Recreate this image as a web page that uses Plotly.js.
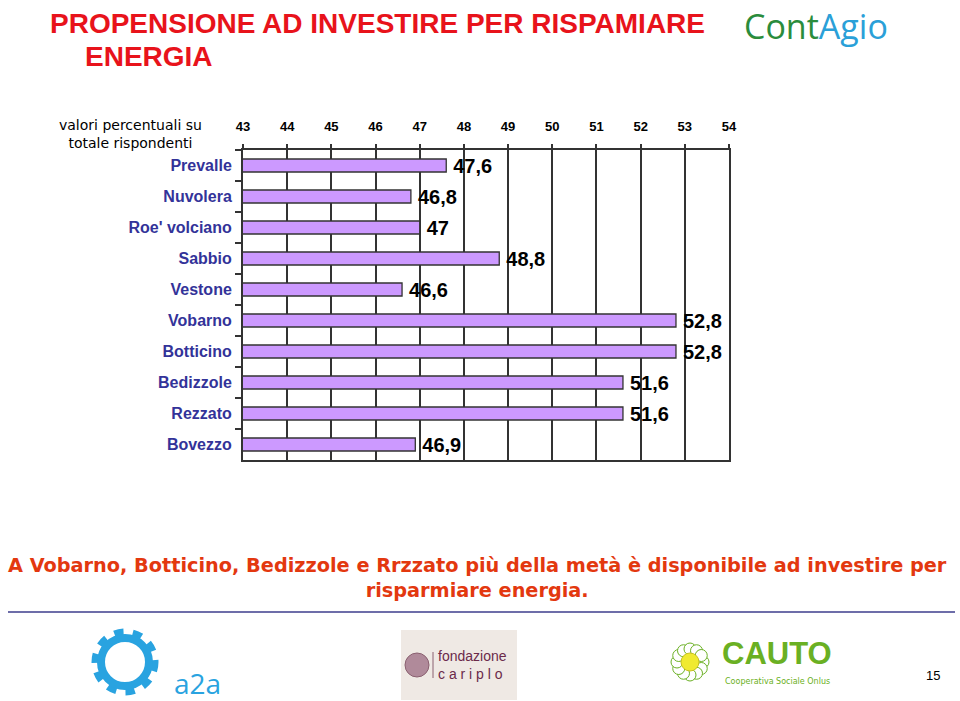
<!DOCTYPE html>
<html>
<head>
<meta charset="utf-8">
<script src="https://cdn.plot.ly/plotly-3.0.1.min.js"></script>
<style>html,body{margin:0;padding:0;background:#fff;}#chart{width:960px;height:701px;}</style>
</head>
<body>
<div id="chart"></div>
<script>
// ---- data ----
const categories = ["Prevalle", "Nuvolera", "Roe' volciano", "Sabbio", "Vestone", "Vobarno", "Botticino", "Bedizzole", "Rezzato", "Bovezzo"];
const values = [47.6, 46.8, 47, 48.8, 46.6, 52.8, 52.8, 51.6, 51.6, 46.9];
const xTickValues = [43, 44, 45, 46, 47, 48, 49, 50, 51, 52, 53, 54];
const titleLine1 = "PROPENSIONE AD INVESTIRE PER RISPAMIARE";
const titleLine2 = "ENERGIA";
const noteText = "valori percentuali su<br>totale rispondenti";
const footText = "A Vobarno, Botticino, Bedizzole e Rrzzato più della metà è disponibile ad investire per<br>risparmiare energia.";

// ---- pixel helpers (plot area: x 243..729, y 150..460) ----
const L = 243, R = 729, T = 150, B = 460;
const px = x => (x - L) / (R - L);
const py = y => (B - y) / (B - T);

const labels = values.map(v => '\u2009' + String(v).replace('.', ','));

const trace = {
  type: 'bar',
  orientation: 'h',
  x: values,
  y: categories,
  marker: {color: '#CC99FF', line: {color: '#333333', width: 1.3}},
  text: labels,
  textposition: 'outside',
  constraintext: 'none',
  cliponaxis: false,
  textfont: {family: 'Arial, "Liberation Sans", sans-serif', size: 20, color: '#000', weight: 'bold'},
  hoverinfo: 'none'
};

const petalShapes = [];
// CAUTO flower petals (decoration)
for (let i = 0; i < 12; i++) {
  const a = i * Math.PI / 6;
  const cx = 690 + Math.cos(a) * 13, cy = 662 + Math.sin(a) * 13;
  petalShapes.push({type: 'circle', xref: 'paper', yref: 'paper',
    x0: px(cx - 6), x1: px(cx + 6), y0: py(cy + 6), y1: py(cy - 6),
    fillcolor: '#ffffff', line: {color: '#6ab023', width: 1}});
}

const shapes = [
  // separator line
  {type: 'line', xref: 'paper', yref: 'paper', x0: px(8), x1: px(955), y0: py(612), y1: py(612), line: {color: '#3c3c8c', width: 1.5}},
  // a2a ring
  {type: 'circle', xref: 'paper', yref: 'paper', x0: px(96), x1: px(154), y0: py(691), y1: py(633), line: {color: '#29a3e0', width: 9, dash: 'dot'}, fillcolor: 'rgba(0,0,0,0)'},
  {type: 'circle', xref: 'paper', yref: 'paper', x0: px(101), x1: px(149), y0: py(686), y1: py(638), line: {color: '#29a3e0', width: 8}, fillcolor: 'rgba(0,0,0,0)'},
  // fondazione cariplo box
  {type: 'rect', xref: 'paper', yref: 'paper', x0: px(401), x1: px(517), y0: py(700), y1: py(630), fillcolor: '#efe9e4', line: {width: 0}},
  {type: 'circle', xref: 'paper', yref: 'paper', x0: px(405), x1: px(429), y0: py(677), y1: py(653), fillcolor: '#b08a9a', line: {color: '#8a6070', width: 1}},
  {type: 'line', xref: 'paper', yref: 'paper', x0: px(433), x1: px(433), y0: py(678), y1: py(652), line: {color: '#8a6070', width: 1}},
  ...petalShapes,
  {type: 'circle', xref: 'paper', yref: 'paper', x0: px(681), x1: px(699), y0: py(671), y1: py(653), fillcolor: '#f0ea30', line: {color: '#c8c020', width: 1}}
];

const annotations = [
  {text: titleLine2, xref: 'paper', yref: 'paper', x: px(83), y: py(56), xanchor: 'left', yanchor: 'middle', showarrow: false,
   font: {family: 'Arial, "Liberation Sans", sans-serif', size: 28, color: '#E8131B', weight: 'bold'}},
  {text: noteText, xref: 'paper', yref: 'paper', x: px(130), y: py(134), xanchor: 'center', yanchor: 'middle', showarrow: false, align: 'center',
   font: {family: '"DejaVu Sans", Verdana, sans-serif', size: 14, color: '#000'}},
  {text: footText, xref: 'paper', yref: 'paper', x: px(477), y: py(578), xanchor: 'center', yanchor: 'middle', showarrow: false, align: 'center',
   font: {family: '"DejaVu Sans", Verdana, sans-serif', size: 19.3, color: '#E3380F', weight: 'bold'}},
  {text: "<span style='color:#2a8c3c'>Cont</span><span style='color:#2aa0d8'>Agio</span>", xref: 'paper', yref: 'paper', x: px(816), y: py(26), xanchor: 'center', yanchor: 'middle', showarrow: false,
   font: {family: '"Open Sans", sans-serif', size: 34, color: '#2a8c3c'}},
  {text: "a2a", xref: 'paper', yref: 'paper', x: px(197), y: py(683), xanchor: 'center', yanchor: 'middle', showarrow: false,
   font: {family: '"Open Sans", sans-serif', size: 28, color: '#29a3e0'}},
  {text: "fondazione<br>c a r i p l o", xref: 'paper', yref: 'paper', x: px(436), y: py(665), xanchor: 'left', yanchor: 'middle', showarrow: false, align: 'left',
   font: {family: '"Liberation Sans", Arial, sans-serif', size: 14, color: '#6b2a4a'}},
  {text: "CAUTO", xref: 'paper', yref: 'paper', x: px(777), y: py(653), xanchor: 'center', yanchor: 'middle', showarrow: false,
   font: {family: 'Arial, "Liberation Sans", sans-serif', size: 31, color: '#6ab023', weight: 'bold'}},
  {text: "Cooperativa Sociale Onlus", xref: 'paper', yref: 'paper', x: px(777), y: py(681), xanchor: 'center', yanchor: 'middle', showarrow: false,
   font: {family: '"DejaVu Sans", sans-serif', size: 8, color: '#6ab023'}},
  {text: "15", xref: 'paper', yref: 'paper', x: px(933), y: py(675), xanchor: 'center', yanchor: 'middle', showarrow: false,
   font: {family: '"Liberation Sans", Arial, sans-serif', size: 13, color: '#000'}}
];

const layout = {
  width: 960, height: 701,
  margin: {l: L, r: 960 - R, t: T, b: 701 - B, pad: 0},
  paper_bgcolor: '#ffffff', plot_bgcolor: '#ffffff',
  showlegend: false,
  bargap: 0.58,
  title: {text: titleLine1, x: 50 / 960, xanchor: 'left', xref: 'container', y: 1 - 23 / 701, yref: 'container', yanchor: 'middle',
    font: {family: 'Arial, "Liberation Sans", sans-serif', size: 28, color: '#E8131B', weight: 'bold'}},
  xaxis: {
    range: [43, 54], side: 'top', tickvals: xTickValues, ticktext: xTickValues.map(String),
    showgrid: true, gridcolor: '#333333', gridwidth: 2,
    showline: true, linecolor: '#333333', linewidth: 2, mirror: true,
    ticks: 'outside', ticklen: 4, tickcolor: '#333333', tickwidth: 2, zeroline: false,
    ticklabelstandoff: 8,
    tickfont: {family: 'Arial, "Liberation Sans", sans-serif', size: 13, color: '#000', weight: 'bold'},
    fixedrange: true
  },
  yaxis: {
    type: 'category', autorange: 'reversed', tickson: 'boundaries',
    ticks: 'outside', ticklen: 6, tickcolor: '#333333', tickwidth: 1.5,
    showline: true, linecolor: '#333333', linewidth: 2, mirror: true, showgrid: false,
    ticklabelstandoff: 6,
    tickfont: {family: 'Arial, "Liberation Sans", sans-serif', size: 16, color: '#333399', weight: 'bold'},
    fixedrange: true
  },
  shapes: shapes,
  annotations: annotations
};

Plotly.newPlot('chart', [trace], layout, {displayModeBar: false, staticPlot: true});
</script>
</body>
</html>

What needs to be done: Restate the data word for word from its first line through the line with "const labels = values.map(v", leaving out any picture along the way.

Worked answer:
Recreate this image as a web page that uses Plotly.js.
<!DOCTYPE html>
<html>
<head>
<meta charset="utf-8">
<script src="https://cdn.plot.ly/plotly-3.0.1.min.js"></script>
<style>html,body{margin:0;padding:0;background:#fff;}#chart{width:960px;height:701px;}</style>
</head>
<body>
<div id="chart"></div>
<script>
// ---- data ----
const categories = ["Prevalle", "Nuvolera", "Roe' volciano", "Sabbio", "Vestone", "Vobarno", "Botticino", "Bedizzole", "Rezzato", "Bovezzo"];
const values = [47.6, 46.8, 47, 48.8, 46.6, 52.8, 52.8, 51.6, 51.6, 46.9];
const xTickValues = [43, 44, 45, 46, 47, 48, 49, 50, 51, 52, 53, 54];
const titleLine1 = "PROPENSIONE AD INVESTIRE PER RISPAMIARE";
const titleLine2 = "ENERGIA";
const noteText = "valori percentuali su<br>totale rispondenti";
const footText = "A Vobarno, Botticino, Bedizzole e Rrzzato più della metà è disponibile ad investire per<br>risparmiare energia.";

// ---- pixel helpers (plot area: x 243..729, y 150..460) ----
const L = 243, R = 729, T = 150, B = 460;
const px = x => (x - L) / (R - L);
const py = y => (B - y) / (B - T);

const labels = values.map(v => '\u2009' + String(v).replace('.', ','));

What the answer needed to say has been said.